Letting go is a much more gradual process when you have children together. I think at this point in time I can't envision what that will look like when it is fully done. Putting aside feelings of resentment and anger, jealousy and disappointment, there are still going to be times when our lives are unavoidably entwined. In some ways we are still entwined in ways financial that I think contribute toward an unhealthy continuation of codependency. But as time goes on and we both go about the process of living separate lives, there are inevitable places along the way where things are really fucking hard.
As things that were once held jointly get separated out, not only do the minor earthquakes and tremors surrounding those dissections cause emotional distress, but I also find the the finality of each thread's unraveling is profoundly sad.

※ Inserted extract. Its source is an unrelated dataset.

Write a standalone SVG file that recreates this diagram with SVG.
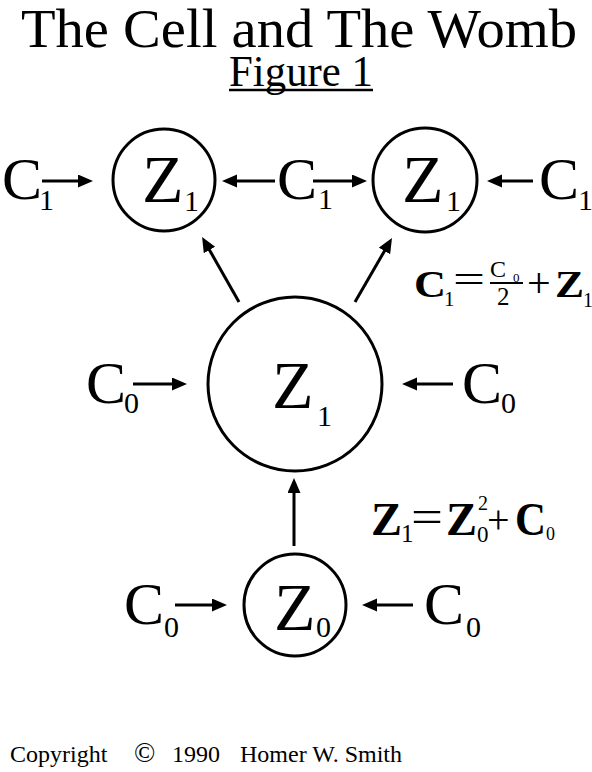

Every step that we take toward living completely separate lives, not just physically but on paper as well, is another step toward something I realize is inevitable, but also another step away from the dream that we held on to for such a long time. It is heartbreaking.
I feel so disconnected from the rest of my friends, nearly all of whom are married or in relationships. I have become a cliche, a middle-aged single woman. Single in a double world. Even the bloggers I follow are, for the most part, happily married or happily partnered. This venture into the foreign landscape of a solo person is at the same time peaceful and fraught with angst. I can't relate to people who are in love, who are happily married, who have someone they spend time with other than their children or friends. I find myself drawing inward, feeling awkward and out of place in social situations. Everyone else is a "we." I'm just an "I." And even though that's truly how I felt more and more over the last few years, I still had the social trappings of being a "we" and so belonged in the club of the twos.
Its not that this is all bad. Its certainly better than the alternative. I don't' have to be answerable to anyone for my time. How it's spent. Who its spend with. What the price tag is. But the reality of freedom is that it's often not as "free" as it sounds when you're looking at it from over the fence. I never wanted to be out of my marriage so that I could go DO WHAT I WANTED. I wanted out of it because I couldn't live in it the way it was. I can't speak for J, but I'm pretty sure that's where he was at too. We devolved to the point to the point of being so miserable and angry with each other that we couldn't even hold a simple conversation. It was no way to live.
But even as miserable as we were, this is still so fucking hard to do. I never expected to be feeling this sad about it. I thought I would be OK with letting go of the little pieces as they slipped away. And of course, I'm not really "ok" with it at all. OK in concept. And very sad as the process becomes real. It would be so disrespectful to the relationship we tried incredibly hard at to be glad to see it go. We don't deserve it, the two beautiful children we made don't deserve it.
I guess at the root of it, the separation is no different than any other thing in life. There are good days and bad days, days that are incredible and those that are unbearable. A recent conversation with a friend who is having her own very transformative life changes going on reminded me that the grief process is not limited to matters of death and dying. No wonder I feel like someone punched me in the lower cortex. So tonight, as a panacea to the poop sandwich I feel I've been gnawing on lately and as a balm to soothe my grieving spirit, I think I"m gonna just have chocolate and vodka for dinner. With a side of a box of kleenex and a DVD of Girls Don't Cry. And let my stinky dogs lay on my bed with me. And cry. That chocolate's going to taste a lot better than what I've been chewing on the last few days.